Senior analyst on the project for Screen Digest was Robert Ambrose. He said: “We had tremendous support and cooperation from dozens of companies in the industry, from the largest to the smallest, and in all regions of the world. This is a clear sign that the broadcast technology industry is increasingly willing to work together to address the challenges and opportunities ahead.”
Indeed, the need for cooperation was identified as one of the key drivers for the future. Part of the reason for this is the sheer size of the supply industry. The study identified only around 100 companies with revenues of over $10 million a year, and 200 with revenues of $1 million a year or more. The top eight manufacturers account for just 45% of total revenues, a lower percentage than might be expected in a mature industry.
Yet next April around 1400 exhibitors will converge on NAB, so clearly there are a very large number of small, specialist niche suppliers. With buyers increasingly looking to buy solutions not point products, all suppliers – not just the smallest – need to develop strategic alliances with other companies to be able to deliver a complete package.
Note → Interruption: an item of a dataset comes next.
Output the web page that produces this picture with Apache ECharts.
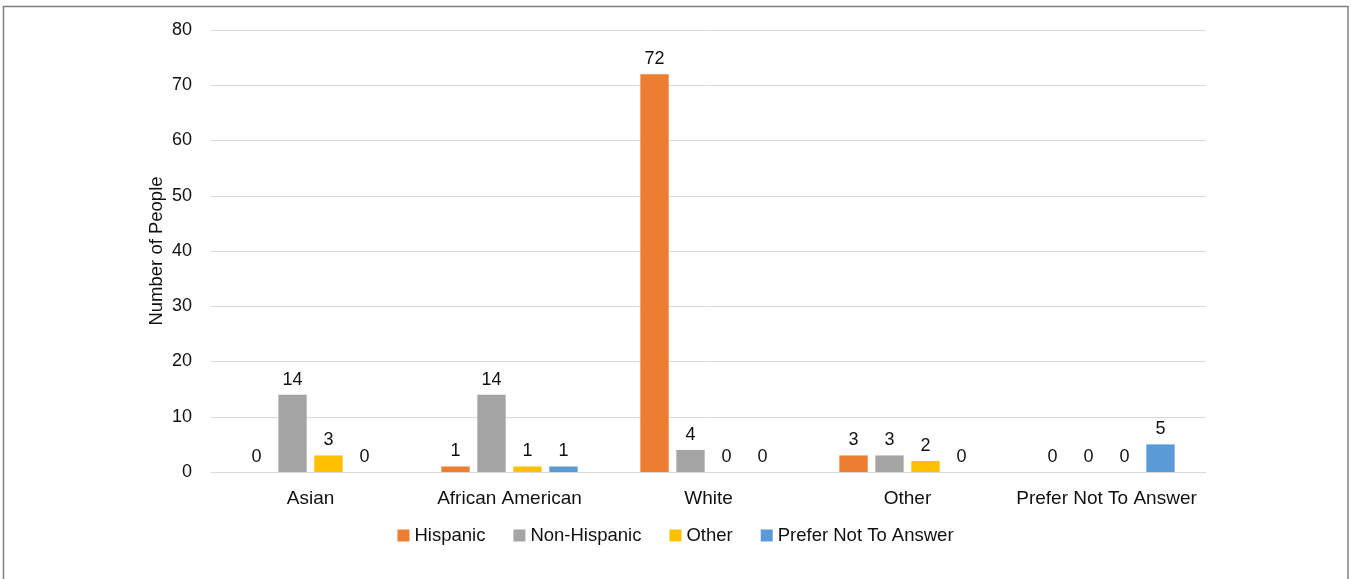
<!DOCTYPE html>
<html>
<head>
<meta charset="utf-8">
<script src="https://cdn.jsdelivr.net/npm/echarts@6/dist/echarts.min.js"></script>
<style>
html,body{margin:0;padding:0;background:#fff;}
#chart{width:1351px;height:579px;}
</style>
</head>
<body>
<div id="chart"></div>
<script>
const categories = ['Asian', 'African American', 'White', 'Other', 'Prefer Not To Answer'];
const seriesNames = ['Hispanic', 'Non-Hispanic', 'Other', 'Prefer Not To Answer'];
const hispanic = [0, 1, 72, 3, 0];
const nonHispanic = [14, 14, 4, 3, 0];
const otherEth = [3, 1, 0, 2, 0];
const preferNot = [0, 1, 0, 0, 5];
const yTicks = [0, 10, 20, 30, 40, 50, 60, 70, 80];
const colors = ['#ED7D31', '#A5A5A5', '#FFC000', '#5B9BD5'];

const FONT = '"Liberation Sans", Arial, sans-serif';
const TXT = '#111';
const values = [hispanic, nonHispanic, otherEth, preferNot];

const chart = echarts.init(document.getElementById('chart'));
chart.setOption({
  animation: false,
  textStyle: { fontFamily: FONT },
  graphic: [{
    type: 'rect',
    shape: { x: 3.5, y: 6.5, width: 1344.5, height: 620 },
    style: { fill: 'none', stroke: '#7f7f7f', lineWidth: 1.5 },
    silent: true
  }],
  grid: { left: 211, right: 145, top: 30, bottom: 107 },
  legend: {
    data: seriesNames,
    bottom: 29,
    left: 'center',
    itemWidth: 12,
    itemHeight: 12,
    itemGap: 28,
    icon: 'rect',
    textStyle: { fontFamily: FONT, fontSize: 18.5, color: TXT }
  },
  xAxis: {
    type: 'category',
    data: categories,
    axisLine: { show: true, lineStyle: { color: '#d9d9d9', width: 1 } },
    axisTick: { show: false },
    axisLabel: { interval: 0, fontFamily: FONT, fontSize: 19, color: TXT, margin: 17 }
  },
  yAxis: {
    type: 'value',
    min: yTicks[0],
    max: yTicks[yTicks.length - 1],
    interval: 10,
    name: 'Number of People',
    nameLocation: 'middle',
    nameGap: 45,
    nameMoveOverlap: false,
    nameRotate: 90,
    nameTextStyle: { fontFamily: FONT, fontSize: 18.5, color: TXT },
    axisLine: { show: false },
    axisTick: { show: false },
    splitLine: { lineStyle: { color: '#d9d9d9', width: 1 } },
    axisLabel: { fontFamily: FONT, fontSize: 18, color: TXT, margin: 19 }
  },
  series: seriesNames.map((n, i) => ({
    name: n,
    type: 'bar',
    data: values[i],
    barGap: '27%',
    barCategoryGap: '31.5%',
    itemStyle: { color: colors[i] },
    label: {
      show: true,
      position: 'top',
      distance: 6,
      fontFamily: FONT,
      fontSize: 18,
      color: TXT
    }
  }))
});
</script>
</body>
</html>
In some cases these partners will be competitors at other times, a process the study has called “co-opetition”.
The idea that broadcasters want to buy solutions reflects the modern trend that broadcasters are keen to focus on their core activities – making or acquiring programmes, and earning the revenue to pay for them – and handing the mechanics of doing it over to others.
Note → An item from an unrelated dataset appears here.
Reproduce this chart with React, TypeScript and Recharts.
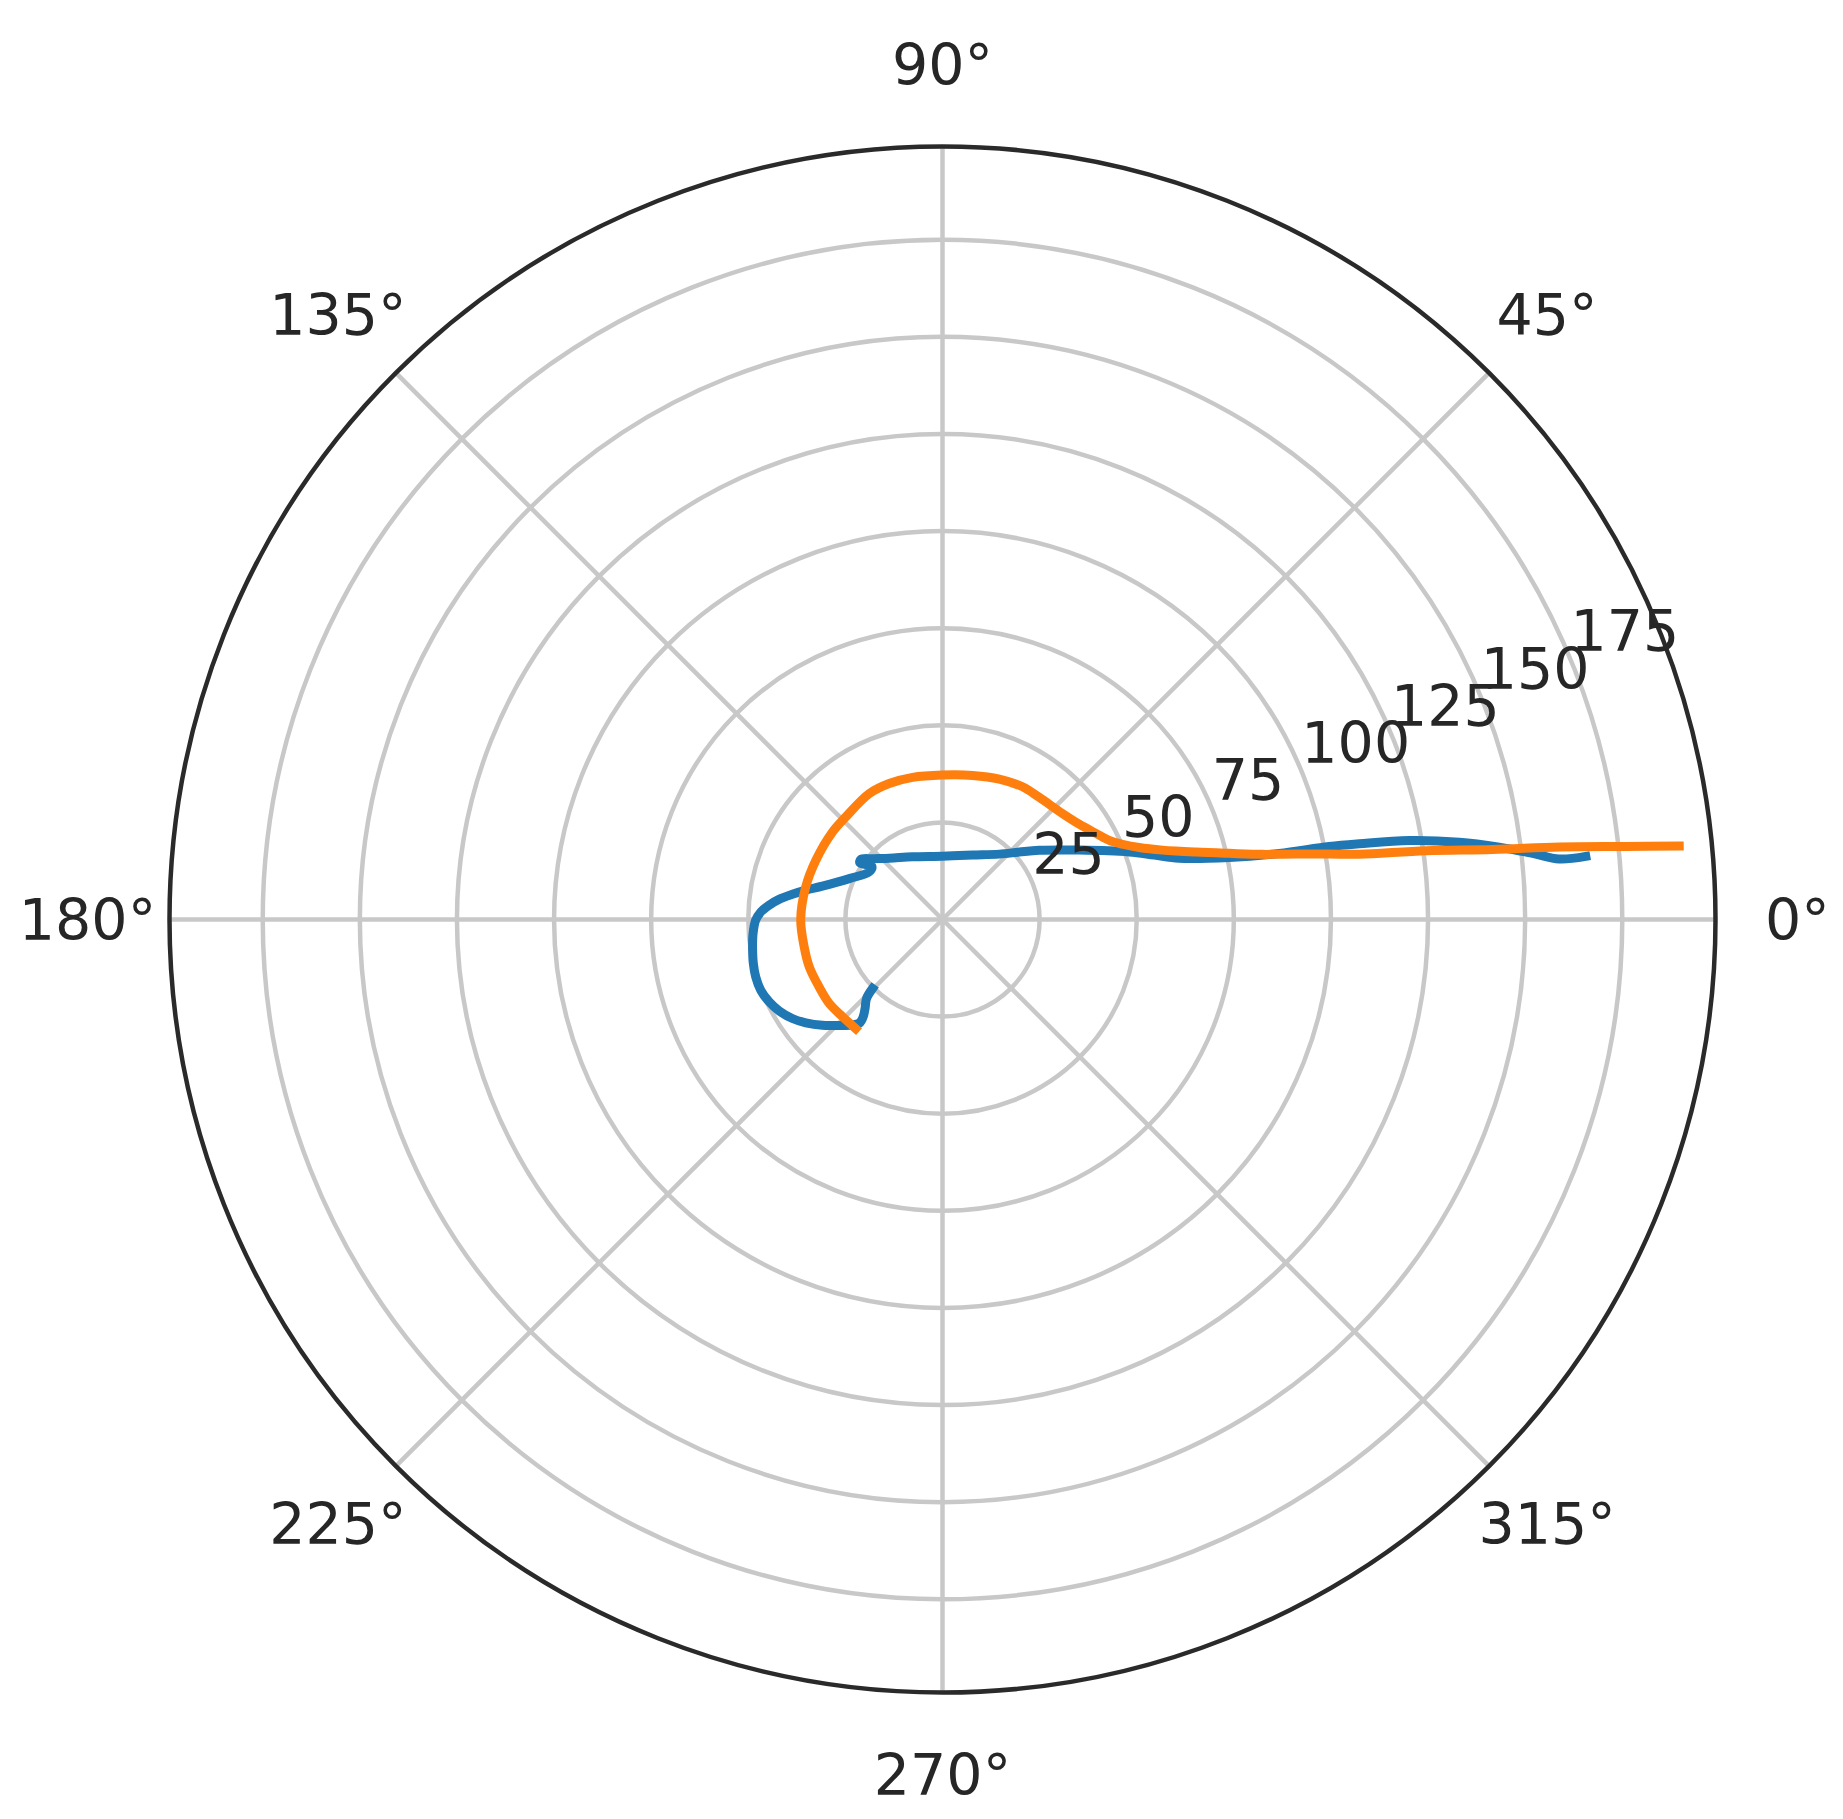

The service sector – whether systems integration or large-scale outsourcing – was identified by the study as being one of the areas of very high growth in the coming years with a predicted 22% consolidated annual growth from 2004 to 2010 of 22%. This forecast has recently been validated with the announcement that ITV in the UK is to outsource all its playout operations to Technicolor.
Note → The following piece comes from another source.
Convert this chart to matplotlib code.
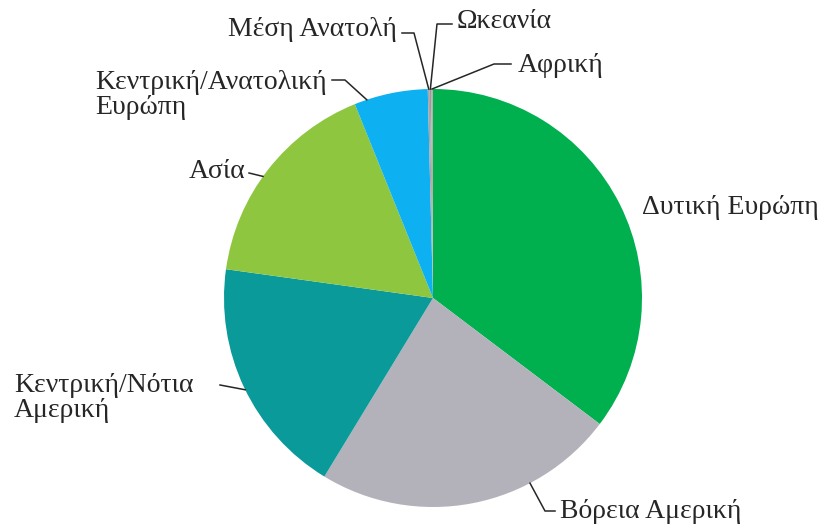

The study also looked at the technical challenges facing the industry at present. Tape-based workflows are seen as a major driver for change, not least because 2006 saw the tipping point when it cost less per hour to store content on hard disk than on tape. HD too will continue to drive growth as the HD wave moves from the USA through Europe and on to the Asia-Pacific region: China’s CCTV is understood to have an exceptional budget of $600 million in 2007 to complete the infrastructure needed to support the all-HD Beijing Olympics next year.
New delivery platforms like IPTV and mobile TV are also considered and scoped, with a note of caution that while they look set to grow rapidly they will still represent only a small fraction of the potential revenues from ‘traditional’ television. In 2010, for example, IPTV revenues are forecast to reach $3.3 billion which is a fair sum, but should be seen in the context of total pay TV revenues at that time of $150 billion and advertising revenues of $180 billion.
The complete report runs to over 200 pages, and will be seen as compulsive reading by any manufacturer keen to understand the dynamics of the market in the future. IABM is to be congratulated on pushing this study forward and giving us, for the first time, an idea of just how large an industry we all work in.